- Exercise -
Your job is to retype all of the data word for word, leaving every image out.

- Source material -
--------

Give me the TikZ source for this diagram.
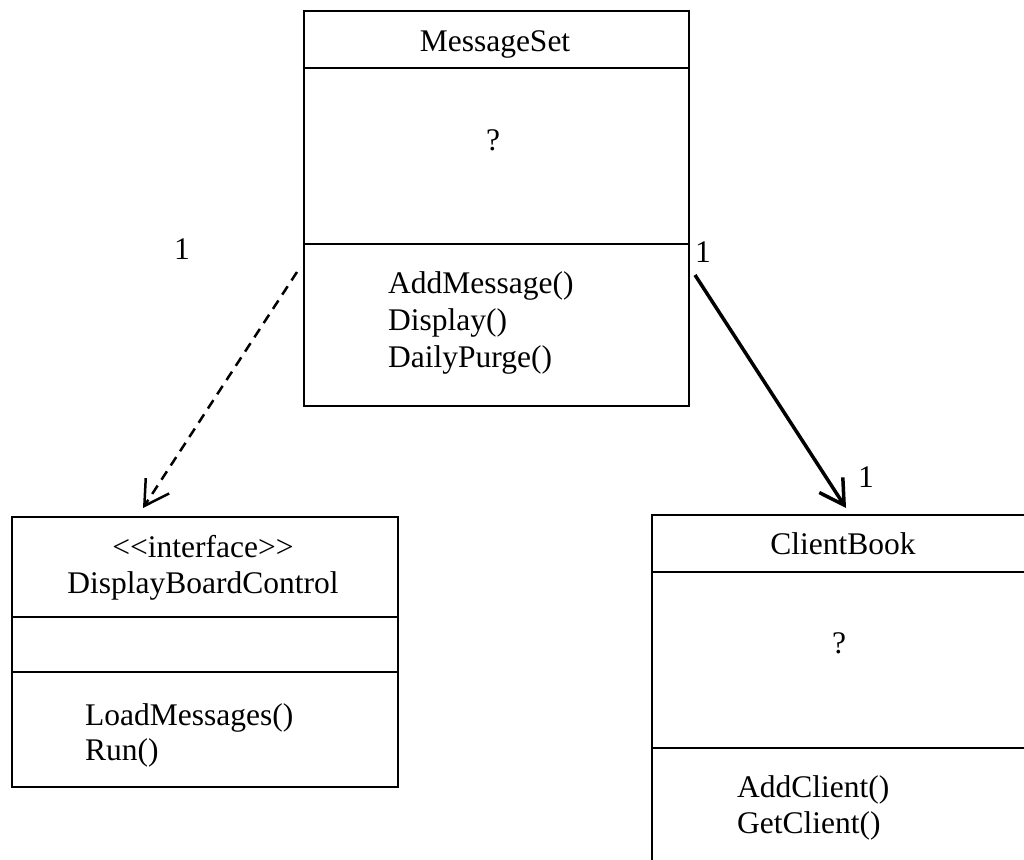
\documentclass[tikz,border=0pt]{standalone}
\usepackage{fontspec}
\setmainfont{Liberation Serif}
\usetikzlibrary{arrows.meta,calc}
\begin{document}
\begin{tikzpicture}[x=1pt,y=-1pt,
  umlbox/.style={draw,line width=2pt,rectangle,anchor=north west,inner sep=0pt},
  divider/.style={line width=2pt},
  lbl/.style={font=\fontsize{31.5}{37}\selectfont,inner sep=0pt,anchor=base},
  mth/.style={font=\fontsize{31.5}{37}\selectfont,inner sep=0pt,anchor=base west},
  dep/.style={line width=2.5pt,dash pattern=on 10pt off 7pt,-{Straight Barb[length=24pt,width=28pt,line width=2.5pt]}},
  assoc/.style={line width=3.5pt,-{Straight Barb[length=24pt,width=28pt,line width=3.5pt]}}]
\useasboundingbox (0,0) rectangle (1024,859);
\clip (0,0) rectangle (1024,859);
\fill[white] (0,0) rectangle (1024,859);
% MessageSet
\node[umlbox,minimum width=385.3pt,minimum height=394.7pt] (ms) at (302.7,10) {};
\draw[divider] (302.7,68) -- (688,68);
\draw[divider] (302.7,244) -- (688,244);
\node[lbl] (msname) at (495,52) {MessageSet};
\node[lbl] (msattr) at (493,150) {?};
\node[mth] (m1) at (388,293) {AddMessage()};
\node[mth] (m2) at (388,330) {Display()};
\node[mth] (m3) at (388,367) {DailyPurge()};
% DisplayBoardControl
\node[umlbox,minimum width=386pt,minimum height=270pt] (dbc) at (11,516) {};
\draw[divider] (11,617) -- (397,617);
\draw[divider] (11,672) -- (397,672);
\node[lbl] (dster) at (203,557) {<{}<interface>{}>};
\node[lbl] (dname) at (203,593) {DisplayBoardControl};
\node[mth] (d1) at (85,725) {LoadMessages()};
\node[mth] (d2) at (85,760) {Run()};
% ClientBook
\node[umlbox,minimum width=390pt,minimum height=370pt] (cb) at (651,514) {};
\draw[divider] (651,572) -- (1041,572);
\draw[divider] (651,748) -- (1041,748);
\node[lbl] (cbname) at (843,554) {ClientBook};
\node[lbl] (cbattr) at (839,653) {?};
\node[mth] (c1) at (737,797) {AddClient()};
\node[mth] (c2) at (737,833) {GetClient()};
% connectors
\coordinate (ds) at ($(ms.north west)+(-5.7,262)$);
\coordinate (de) at ($(dbc.north west)+(132,-8)$);
\coordinate (as) at ($(ms.north east)+(5,265)$);
\coordinate (ae) at ($(cb.north west)+(195,-6)$);
\draw[dep] (ds) -- (de);
\draw[assoc] (as) -- (ae);
% multiplicities
\node[lbl] (n1) at (182,259) {1};
\node[lbl] (n2) at (703,262) {1};
\node[lbl] (n3) at (866,487) {1};
\end{tikzpicture}
\end{document}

--------

- Result of the exercise -
Give me the TikZ source for this diagram.
\documentclass[tikz,border=0pt]{standalone}
\usepackage{fontspec}
\setmainfont{Liberation Serif}
\usetikzlibrary{arrows.meta,calc}
\begin{document}
\begin{tikzpicture}[x=1pt,y=-1pt,
  umlbox/.style={draw,line width=2pt,rectangle,anchor=north west,inner sep=0pt},
  divider/.style={line width=2pt},
  lbl/.style={font=\fontsize{31.5}{37}\selectfont,inner sep=0pt,anchor=base},
  mth/.style={font=\fontsize{31.5}{37}\selectfont,inner sep=0pt,anchor=base west},
  dep/.style={line width=2.5pt,dash pattern=on 10pt off 7pt,-{Straight Barb[length=24pt,width=28pt,line width=2.5pt]}},
  assoc/.style={line width=3.5pt,-{Straight Barb[length=24pt,width=28pt,line width=3.5pt]}}]
\useasboundingbox (0,0) rectangle (1024,859);
\clip (0,0) rectangle (1024,859);
\fill[white] (0,0) rectangle (1024,859);
% MessageSet
\node[umlbox,minimum width=385.3pt,minimum height=394.7pt] (ms) at (302.7,10) {};
\draw[divider] (302.7,68) -- (688,68);
\draw[divider] (302.7,244) -- (688,244);
\node[lbl] (msname) at (495,52) {MessageSet};
\node[lbl] (msattr) at (493,150) {?};
\node[mth] (m1) at (388,293) {AddMessage()};
\node[mth] (m2) at (388,330) {Display()};
\node[mth] (m3) at (388,367) {DailyPurge()};
% DisplayBoardControl
\node[umlbox,minimum width=386pt,minimum height=270pt] (dbc) at (11,516) {};
\draw[divider] (11,617) -- (397,617);
\draw[divider] (11,672) -- (397,672);
\node[lbl] (dster) at (203,557) {<{}<interface>{}>};
\node[lbl] (dname) at (203,593) {DisplayBoardControl};
\node[mth] (d1) at (85,725) {LoadMessages()};
\node[mth] (d2) at (85,760) {Run()};
% ClientBook
\node[umlbox,minimum width=390pt,minimum height=370pt] (cb) at (651,514) {};
\draw[divider] (651,572) -- (1041,572);
\draw[divider] (651,748) -- (1041,748);
\node[lbl] (cbname) at (843,554) {ClientBook};
\node[lbl] (cbattr) at (839,653) {?};
\node[mth] (c1) at (737,797) {AddClient()};
\node[mth] (c2) at (737,833) {GetClient()};
% connectors
\coordinate (ds) at ($(ms.north west)+(-5.7,262)$);
\coordinate (de) at ($(dbc.north west)+(132,-8)$);
\coordinate (as) at ($(ms.north east)+(5,265)$);
\coordinate (ae) at ($(cb.north west)+(195,-6)$);
\draw[dep] (ds) -- (de);
\draw[assoc] (as) -- (ae);
% multiplicities
\node[lbl] (n1) at (182,259) {1};
\node[lbl] (n2) at (703,262) {1};
\node[lbl] (n3) at (866,487) {1};
\end{tikzpicture}
\end{document}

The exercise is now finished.